I want to say this album is pure "nature", despite its inherent arbitrary aesthetics, but that really doesn't adequately summarize it. This album is like a story that unfolds in front of you, something created by nature but separate from it. The most obvious of the analogies that one could summarize from this is, the ambient sounds, wordless vocals, and careful electronic use, simulate a live ecosystem, perhaps in a forest or a meadow. In one composition you can hear birds, ducks, geese, frogs - all living in harmony and happily sustaining each other. But this is only one element of this album. The risks taken and overall creative direction of the Collective on Indian, give it a vastly rare, unique, and innovative textural palette. To find another album that sounds anything like this, even in the Animal Collective body of work, is impossible.

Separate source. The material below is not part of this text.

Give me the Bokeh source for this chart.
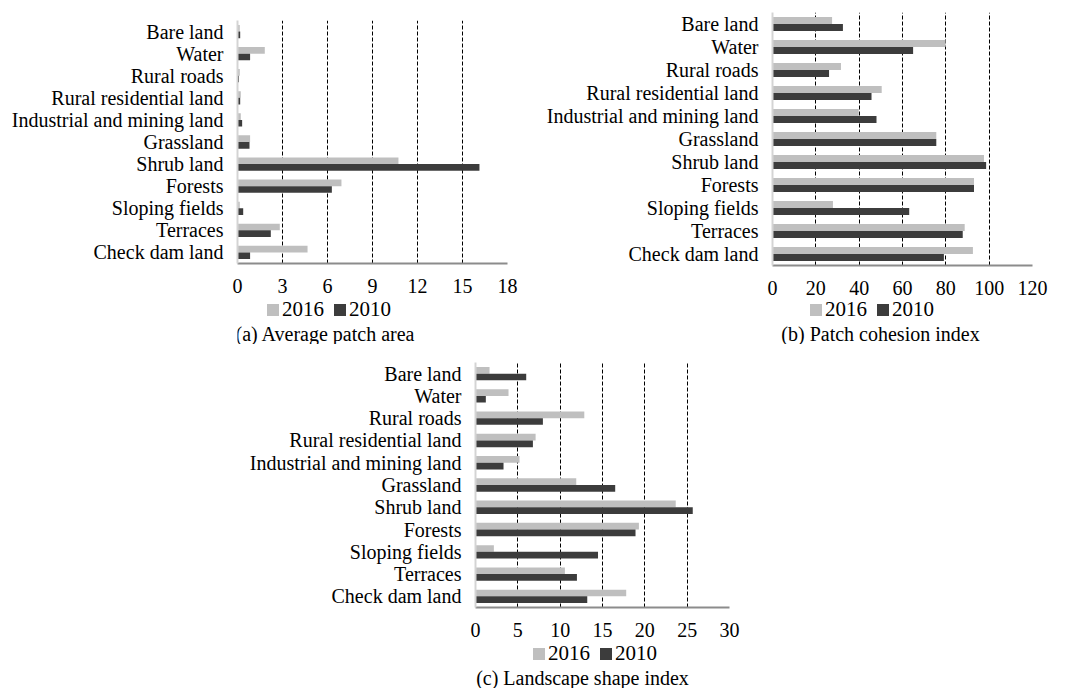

Something else to note about this album: There are a number of constructed pop songs on this album ("Hey Light", "Slippi", "Native Belle"), giving it an initial noise pop aesthetic, but it is hard to say that this is a pop album. Pop albums don't usually consist of 25 minutes of rich ambience, ecosystem atmospheric warmth. I mean what else is there, in any of these bullshit media buzzwords and cliche genre circles, that can pull off a sound as vivid and colorful and immersive as the "Infant Dressing Table"/"Panic"/"Two Sails on a Sound" suite? Early Animal Collective works are a real treasure. Here Comes the Indian is a flawed masterpiece, and if not one of the greatest albums ever, at least one that has a lasting importance.

Traces of the creative process that makes Here Comes the Indian a work of genius, can be heard in the albums Hollinndagain, Danse Manatee, Animal Crack Box.